Adapun menurut sebagian pengamat, langkah Menkominfo ini tetap rentan melanggar peraturan perundang-undangan lain yang juga berlaku. Misalnya UU Nomor 14 Tahun 2008 tentang Keterbukaan Informasi Publik. Di mana setiap orang berhak memperoleh informasi publik sebagaimana yang tertulis pada Pasal 4 Ayat (1) undang-undang ini.
Ada juga yang menyebut bahwa pembatasan kemarin rentan melanggar amanat konstitusi Pasal 28E Ayat (3) dan Pasal 28F UUD 1945. Bahwa setiap orang berhak atas kebebasan mengeluarkan pendapat, serta berhak untuk berkomunikasi dan memperoleh informasi sebagai bentuk penghormatan terhadap hak warga negara.

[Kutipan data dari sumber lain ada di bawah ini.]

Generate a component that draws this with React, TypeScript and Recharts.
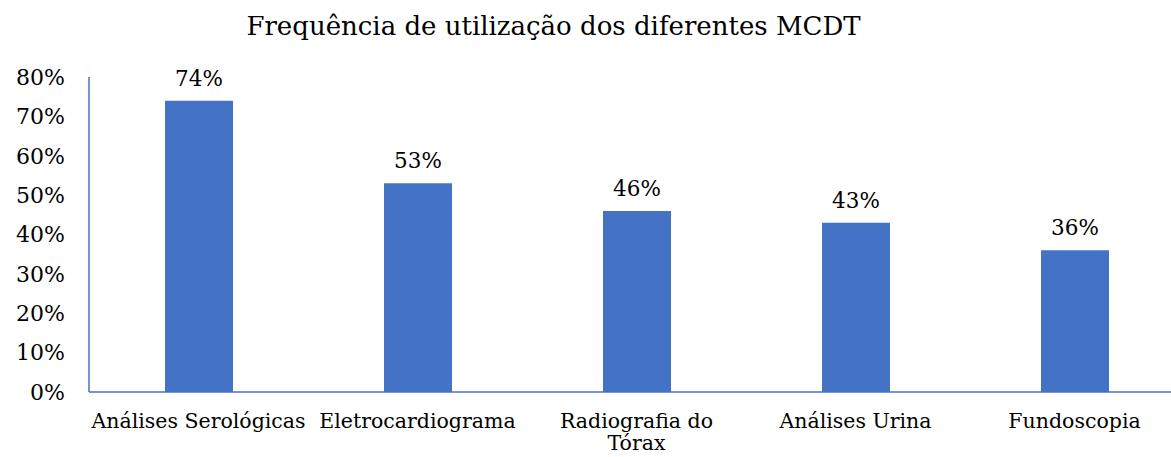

Bahkan ada juga yang mengatakan kalau pembatasan kemarin rentan melanggar hak asasi manusia. Namun perlu diingat bahwa dalam UU Nomor 12 Tahun 2005 tentang Pengesahan ICCPR (Kovenan Internasional Tentang Hak-hak Sipil dan Politik), negara telah diberikan kewenangan untuk melakukan pembatasan hak asasi manusia apabila negara berada dalam kondisi darurat.
Lepas dari perdebatan landasan hukum di atas, kini pembatasan akses tersebut memang sudah dicabut. Masyarakat sudah kembali ke wahana media sosial favoritnya masing-masing. Linimasa Twitter juga hanya menyisakan sedikit thread politik di permukaan. Lantas seberapa efektifkah pembatasan yang diberlakukan kemarin?

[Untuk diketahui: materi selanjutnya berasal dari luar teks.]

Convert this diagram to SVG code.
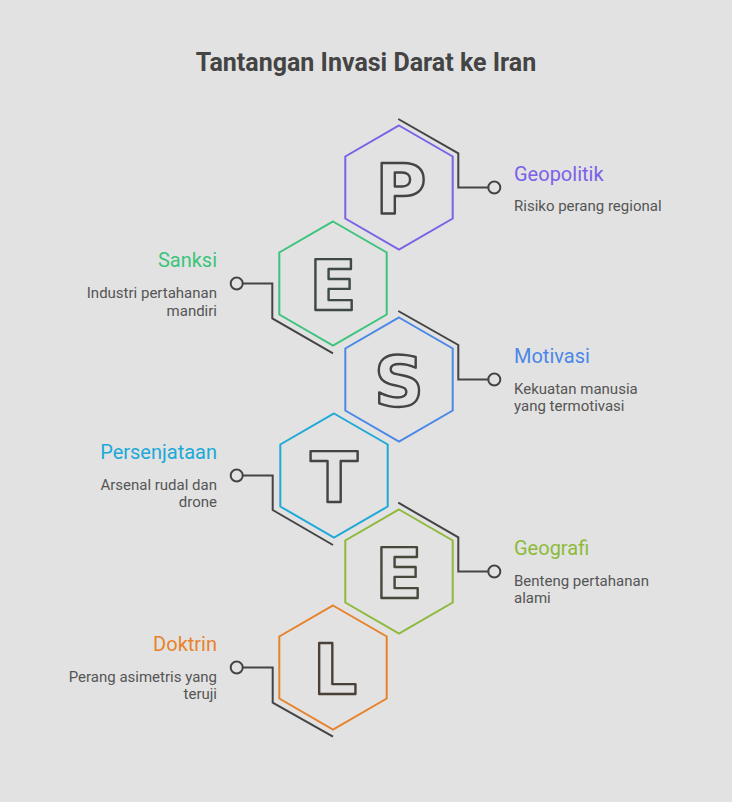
<svg xmlns="http://www.w3.org/2000/svg" xmlns:xlink="http://www.w3.org/1999/xlink" width="732" height="802" viewBox="0 0 732 802">
<style>
.hex{fill:none;stroke-width:2}
.con{fill:none;stroke:#444;stroke-width:2}
.dot{fill:#e2e2e2;stroke:#444;stroke-width:2}
.ttl{font-family:Roboto,"Liberation Sans",sans-serif;font-size:20px}
.dsc{font-family:Roboto,"Liberation Sans",sans-serif;font-size:15px;fill:#555}
.ltr{font-family:"DejaVu Sans","Liberation Sans",sans-serif;font-size:70px;font-weight:700;fill:none;stroke-width:2.4;stroke-linejoin:round;text-anchor:middle}
.l{text-anchor:end}
</style>
<defs>
<polygon id="hx" points="0,-62 53.7,-31 53.7,31 0,62 -53.7,31 -53.7,-31"/>
</defs>
<rect width="732" height="802" fill="#e2e2e2"/>
<text x="366" y="71" text-anchor="middle" font-family="Roboto,'Liberation Sans',sans-serif" font-size="25" font-weight="700" fill="#444">Tantangan Invasi Darat ke Iran</text>
<g id="connectors">
<path class="con" d="M398.3 119 L458.3 153.3 V187.5 H488.3"/>
<circle class="dot" cx="494.3" cy="187.5" r="6"/>
<path class="con" d="M242.7 283.5 H272.3 V318.3 L333 353.3"/>
<circle class="dot" cx="236.7" cy="283.5" r="6"/>
<path class="con" d="M398.3 311 L458.3 345 V379.5 H488.3"/>
<circle class="dot" cx="494.3" cy="379.5" r="6"/>
<path class="con" d="M242.7 475.5 H272.7 V510 L333 545"/>
<circle class="dot" cx="236.7" cy="475.5" r="6"/>
<path class="con" d="M398.3 502.7 L458.3 537.3 V571.5 H488.3"/>
<circle class="dot" cx="494.3" cy="571.5" r="6"/>
<path class="con" d="M242.7 667.5 H272.7 V702.7 L333 736.7"/>
<circle class="dot" cx="236.7" cy="667.5" r="6"/>
</g>
<g id="node-p">
<use xlink:href="#hx" href="#hx" x="399" y="187.5" class="hex" stroke="#7b61e8"/>
<text class="ltr" x="401" y="213.5" stroke="#444">P</text>
<text class="ttl" x="514" y="180.5" fill="#7b61e8">Geopolitik</text>
<text class="dsc" x="514" y="211">Risiko perang regional</text>
</g>
<g id="node-e1">
<use xlink:href="#hx" href="#hx" x="333" y="283.5" class="hex" stroke="#3cc47c"/>
<text class="ltr" x="333" y="309.5" stroke="#3f4a44">E</text>
<text class="ttl l" x="217" y="267" fill="#3cc47c">Sanksi</text>
<text class="dsc l" x="217" y="298">Industri pertahanan</text>
<text class="dsc l" x="217" y="315.5">mandiri</text>
</g>
<g id="node-s">
<use xlink:href="#hx" href="#hx" x="399" y="379.5" class="hex" stroke="#4a88e8"/>
<text class="ltr" x="399" y="405.5" stroke="#444">S</text>
<text class="ttl" x="514" y="363" fill="#4a88e8">Motivasi</text>
<text class="dsc" x="514" y="393.5">Kekuatan manusia</text>
<text class="dsc" x="514" y="411">yang termotivasi</text>
</g>
<g id="node-t">
<use xlink:href="#hx" href="#hx" x="334" y="475.5" class="hex" stroke="#20a9d8"/>
<text class="ltr" x="334" y="501.5" stroke="#444">T</text>
<text class="ttl l" x="217" y="459" fill="#20a9d8">Persenjataan</text>
<text class="dsc l" x="217" y="489.5">Arsenal rudal dan</text>
<text class="dsc l" x="217" y="507">drone</text>
</g>
<g id="node-e2">
<use xlink:href="#hx" href="#hx" x="399" y="571.5" class="hex" stroke="#8dba3a"/>
<text class="ltr" x="399" y="597.5" stroke="#48483c">E</text>
<text class="ttl" x="514" y="555" fill="#8dba3a">Geografi</text>
<text class="dsc" x="514" y="585.5">Benteng pertahanan</text>
<text class="dsc" x="514" y="603">alami</text>
</g>
<g id="node-l">
<use xlink:href="#hx" href="#hx" x="333" y="667.5" class="hex" stroke="#e8822a"/>
<text class="ltr" x="335" y="693.5" stroke="#4a4038">L</text>
<text class="ttl l" x="217" y="651" fill="#e8822a">Doktrin</text>
<text class="dsc l" x="217" y="681.5">Perang asimetris yang</text>
<text class="dsc l" x="217" y="699">teruji</text>
</g>
</svg>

Bagi generasi milenial seperti saya, pembatasan tersebut nampaknya tidak begitu efektif. Toh kebanyakan sudah biasa memakai VPN bukan? Cukup pastikan, kalau VPN tersebut kita gunakan dengan bijak sesuai kebutuhan.
Sementara bagi generasi lainnya yang belum cukup familiar dengan VPN, aturan pembatasan kemarin bisa jadi sangat berdampak. Lagipula, tidak semua orang menggunakan WhatsApp, Facebook dan Instagram-nya untuk menyalurkan berita-berita tak bersumber. Tak sedikit juga yang memanfaatkan media-media tersebut untuk kegiatan bisnis dan aktivitas lain yang sifatnya penting. Jadi bukan hal yang mustahil kalau sampai ada yang kehilangan client penting gara-gara pembatasan kemarin.

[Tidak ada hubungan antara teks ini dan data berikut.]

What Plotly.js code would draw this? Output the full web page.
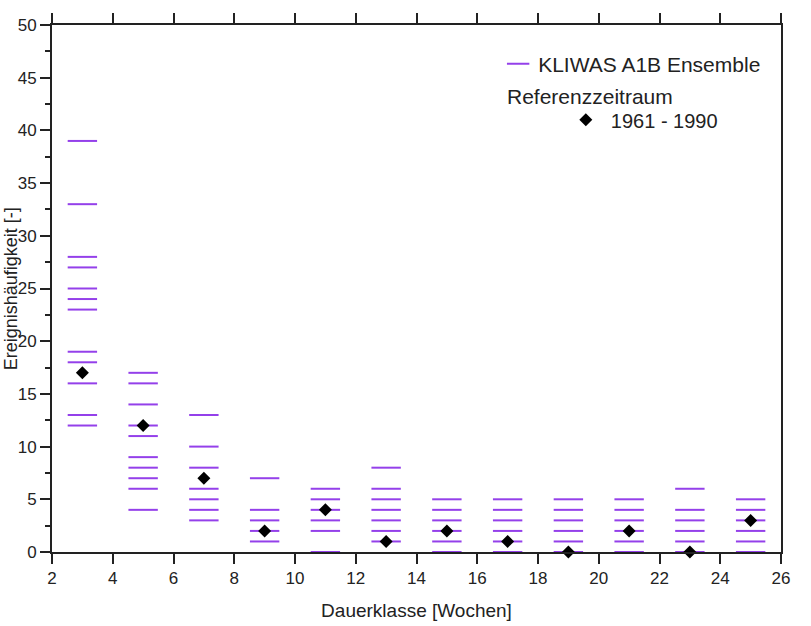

Pada akhirnya, aturan mengenai pembatasan akses media sosial memang perlu disempurnakan lagi. Mulai dari penentuan batasan perihal gangguan, hingga mekanisme teknis terkait pembatasan. Wacana ini tentu akan sangat menarik jika langsung dibahas oleh para anggota dewan yang baru kita pilih pada pileg kemarin.
Fenomena ini juga telah mengisyaratkan bahwa membangun kedewasaan dalam bermedia sosial itu lebih penting daripada melakukan pembatasan. Kedewasaan ini bisa muncul lewat beragam hal. Yang paling sederhana, tentu dengan membiasakan proses saring sebelum sharing.
Harapannya, tentu arus informasi hoax bisa berkurang tanpa harus dilakukan pembatasan. Dan kalaupun suatu hari pembatasan terjadi lagi, mari kita nikmati masa-masa itu dengan secangkir kopi. Kita nikmati sejenak kehidupan tanpa tekanan dari dunia maya, demi meningkatkan kualitas kehidupan di dunia nyata.